Kommentar zur Außenpolitik : Die Lethargie muss enden
Meinung Berlin Unser Autor ist überzeugt davon, dass die Ampel-Regierung außenpolitisch nachhaltigere Akzente setzen muss; vor allem in Zeiten von Corona, Erderwärmung, Ukraine-Konflikt, EU-Krise und anderer internationaler Herausforderungen.
Während der Bildung der neuen Ampel-Regierung fiel ein Name so gut wie gar nicht mehr – der von Heiko Maas, dem Bundesaußenminister der großen Koalition. Weder wurde der Saarländer erneut für das Auswärtige gehandelt noch für ein anderes Amt, auch gab es kaum vernehmbare Lobesworte über den Sozialdemokraten. Ein Außenminister, der nach Auffassung vieler Beobachter nur wenige nachhaltige Akzente gesetzt hat. Wenn überhaupt.
Das allein macht schon deutlich, was im neuen Jahr auf die Ampel-Regierung und die neue Amtsinhaberin Annalena Baerbock von den Grünen zukommt: Es darf nicht dort angeknüpft werden, wo die große Koalition auf internationalem Parkett aufgehört hat. Außenpolitische Lethargie kann in Zeiten von Corona, Erderwärmung, Ukraine-Konflikt, EU-Krise und anderer internationaler Herausforderungen wie etwa mit China oder um die Pipeline Nord Stream 2 keine Option sein.
Nicht für eine der wichtigsten Industrienationen. Die Ampel muss stattdessen Deutschlands Rolle in der Welt und in Europa wieder so definieren, dass Visiten eines deutschen Außenministers nicht mehr nur eine Fußnote sind, sondern Folgen und Wirkungen haben. Selbst dann, wenn Außenpolitik an vielen Stellen im Kanzleramt gemacht wird. Das war bei Angela Merkel so, das ist bei Olaf Scholz bereits nicht anders.
Eine aktivere und wahrnehmbarere deutsche Außenpolitik wird auch von anderen erwartet werden, denn Deutschland übernimmt zum 1. Januar den G7-Vorsitz, ist damit zugleich Gastgeber des jährlichen Gipfels der Staats- und Regierungschefs der wichtigsten Demokratien. Das Treffen findet erneut im bayerischen Elmau statt, wie schon 2015. Zumindest dieser Teil der Geschichte wiederholt sich. Der andere Teil kann getrost wegfallen – gemeint sind die immer gleichen Absichtserklärungen zu den immer noch ungelösten globalen Problemen beim Klima, der Armut oder der Ungerechtigkeit.

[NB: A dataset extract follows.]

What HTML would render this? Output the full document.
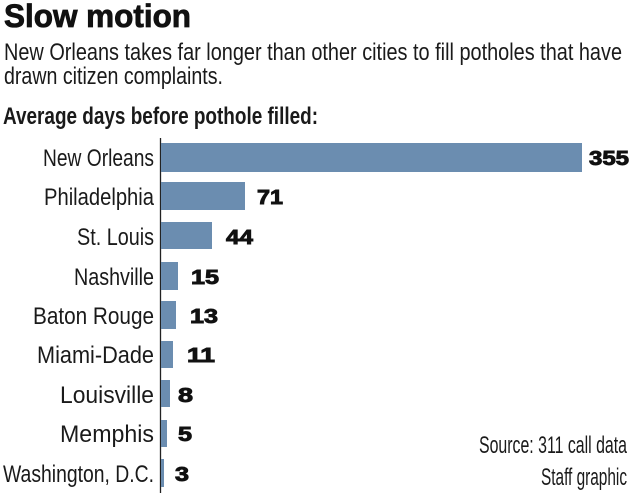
<!DOCTYPE html>
<html><head><meta charset="utf-8"><style>
html,body{margin:0;padding:0;background:#fff;}
svg{display:block;}
.lab{font-family:"Liberation Sans Narrow","Liberation Sans",sans-serif;font-size:24px;fill:#1a1a1a;}
.val{font-family:"Liberation Sans",sans-serif;font-weight:bold;font-size:20px;fill:#111;stroke:#111;stroke-width:0.9;}
</style></head><body>
<svg width="633" height="495" viewBox="0 0 633 495" xmlns="http://www.w3.org/2000/svg">
<text x="4" y="27" font-family="Liberation Sans,sans-serif" font-weight="bold" font-size="32" fill="#111" stroke="#111" stroke-width="0.8" textLength="187" lengthAdjust="spacingAndGlyphs">Slow motion</text>
<text x="4" y="60" class="lab" font-size="23" textLength="618" lengthAdjust="spacingAndGlyphs">New Orleans takes far longer than other cities to fill potholes that have</text>
<text x="4" y="84" class="lab" font-size="23" textLength="219" lengthAdjust="spacingAndGlyphs">drawn citizen complaints.</text>
<text x="3" y="124" class="lab" font-weight="bold" font-size="23" fill="#111" textLength="315" lengthAdjust="spacingAndGlyphs">Average days before pothole filled:</text>
<line x1="160.5" y1="138" x2="160.5" y2="493" stroke="#222" stroke-width="1.3"/>
<g fill="#6b8db0">
<rect x="161" y="143" width="421" height="29"/>
<rect x="161" y="182" width="84" height="28"/>
<rect x="161" y="222" width="51" height="27"/>
<rect x="161" y="262" width="17" height="28"/>
<rect x="161" y="301" width="15" height="28"/>
<rect x="161" y="341" width="12" height="27"/>
<rect x="161" y="380" width="9" height="27"/>
<rect x="161" y="420" width="6" height="27"/>
<rect x="161" y="459" width="3" height="28"/>
</g>
<g class="lab" text-anchor="end">
<text x="154" y="166" textLength="111" lengthAdjust="spacingAndGlyphs">New Orleans</text>
<text x="154" y="205" textLength="110" lengthAdjust="spacingAndGlyphs">Philadelphia</text>
<text x="154" y="245" textLength="77" lengthAdjust="spacingAndGlyphs">St. Louis</text>
<text x="154" y="285" textLength="80" lengthAdjust="spacingAndGlyphs">Nashville</text>
<text x="154" y="324" textLength="121" lengthAdjust="spacingAndGlyphs">Baton Rouge</text>
<text x="154" y="363" textLength="117" lengthAdjust="spacingAndGlyphs">Miami-Dade</text>
<text x="154" y="403" textLength="94" lengthAdjust="spacingAndGlyphs">Louisville</text>
<text x="154" y="442" textLength="94" lengthAdjust="spacingAndGlyphs">Memphis</text>
<text x="154" y="482" textLength="151" lengthAdjust="spacingAndGlyphs">Washington, D.C.</text>
</g>
<g class="val">
<text x="589" y="165" textLength="40" lengthAdjust="spacingAndGlyphs">355</text>
<text x="257" y="204" textLength="26" lengthAdjust="spacingAndGlyphs">71</text>
<text x="226" y="244" textLength="27" lengthAdjust="spacingAndGlyphs">44</text>
<text x="191" y="284" textLength="28" lengthAdjust="spacingAndGlyphs">15</text>
<text x="190" y="323" textLength="28" lengthAdjust="spacingAndGlyphs">13</text>
<text x="187" y="362" textLength="28" lengthAdjust="spacingAndGlyphs">11</text>
<text x="178" y="402" textLength="15" lengthAdjust="spacingAndGlyphs">8</text>
<text x="178" y="441" textLength="14" lengthAdjust="spacingAndGlyphs">5</text>
<text x="175" y="481" textLength="14" lengthAdjust="spacingAndGlyphs">3</text>
</g>
<text x="627" y="453" class="lab" font-size="18" text-anchor="end" textLength="148" lengthAdjust="spacingAndGlyphs">Source: 311 call data</text>
<text x="627" y="485" class="lab" font-size="18" text-anchor="end" textLength="86" lengthAdjust="spacingAndGlyphs">Staff graphic</text>
</svg>
</body></html>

Die Ampel-Regierung hat jetzt die Chance, es besser zu machen und damit auch die G7 insgesamt überzeugender werden zu lassen, wenn alle schönen Grundsätze, die während des Vorsitzes erdacht werden, dann auch mit deutlich mehr Konsequenz vorangebracht würden. Gewiss keine leichte Aufgabe, aber angesichts der globalen Problemlage dringend notwendig.
Kann die Ampel das stemmen? Hilfreich könnte sein, dass der Koalitionsvertrag im außenpolitischen Teil überraschend konkret ist. Gerade heikle Themen werden nicht allzu diplomatisch umschifft, Stichwort Russland, Stichwort China. Auch wenn hinter den Kulissen der drei Parteien die alten Gräben offenkundig noch bestehen zwischen vermeintlichen Moralisten und Realisten, was durch anfänglich widersprüchliche Aussagen und Signale noch verstärkt worden ist, so ist die Grundlage für einen außenpolitischen Neustart klar gegeben. Mehr noch: Der G7-Vorsitz erhöht dafür den Druck auf Kanzler Scholz und Außenministerin Baerbock. Dieses Mandat kommt zu richtigen Zeit.